CZ versus the real thing

As is well known, life ain´t easy for gemtraders, but sometimes there seems to be a flicker of hope.

In the latest edition (Summer 2009) of "Gems & Gemology", the quarterly of the Gemological Institute of America GIA, there is a short article about zircon mining in Cambodia in the GemNews section.

Besides two atmospheric photos of local mining activities, it is above all one picture which nourishes my hope that these gems, which undeservedly have shifted somewhat out of focus, might enjoy greater popularity (again) in the future.

The photo shows nine blue zircons of truly outstanding colour, and should just be spectacular enough to trigger the attention of gem lovers.

Until a few decades ago zircons were universally known as lively natural gemstones. And because they register a fine 7.5 on Mohs´ scale of hardness, zircons were commonly used in jewellery. Colourless zircons were popular diamond imitations (along with other colourless gemstones) and orange and red zircons (termed "hyazinth" in former times), as well as the blue varieties, produced by heat-treating colourless and brown stones (there is no naturally occurring blue zircon), were highly sought after, not only by collectors.

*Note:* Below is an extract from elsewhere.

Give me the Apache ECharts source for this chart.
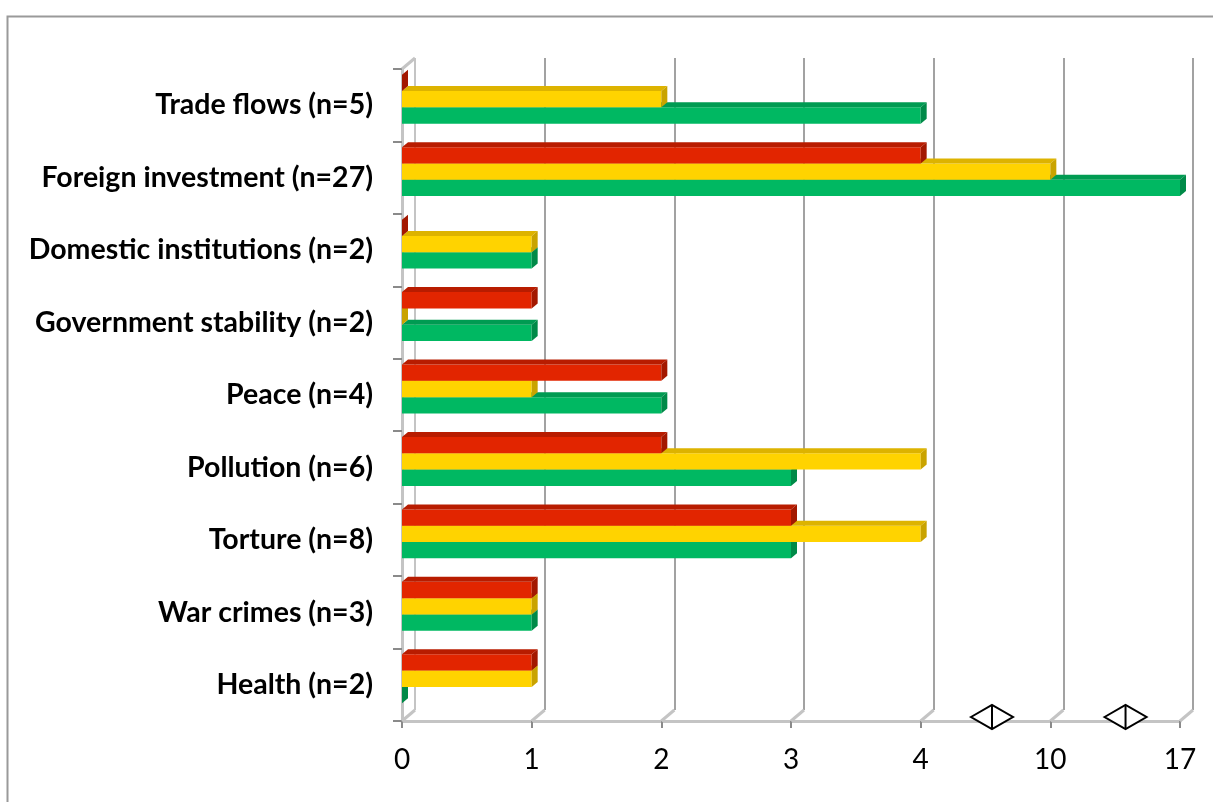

Alas, things changed quickly with the appearance of stabilized zirconium oxide, mostly called CZ in the English-speaking world. This man-made stone was first synthesized in 1930. Mass production started in 1976 and by 1980 had already reached 50 million carats per year!
In German the trade name "Zirkonia" quickly took hold and the linguistic closeness to the real thing surely accelerated the cometlike rise of the new lab-created product.

The overwhelming commercial success of cubic zirconia had devastating effects on the reputation of zircons, sending them from stardom to near oblivion in no time at all. In fact today zircons are frequently and mistakenly thought to be man-made, a fate which these wonderful gems clearly do not deserve.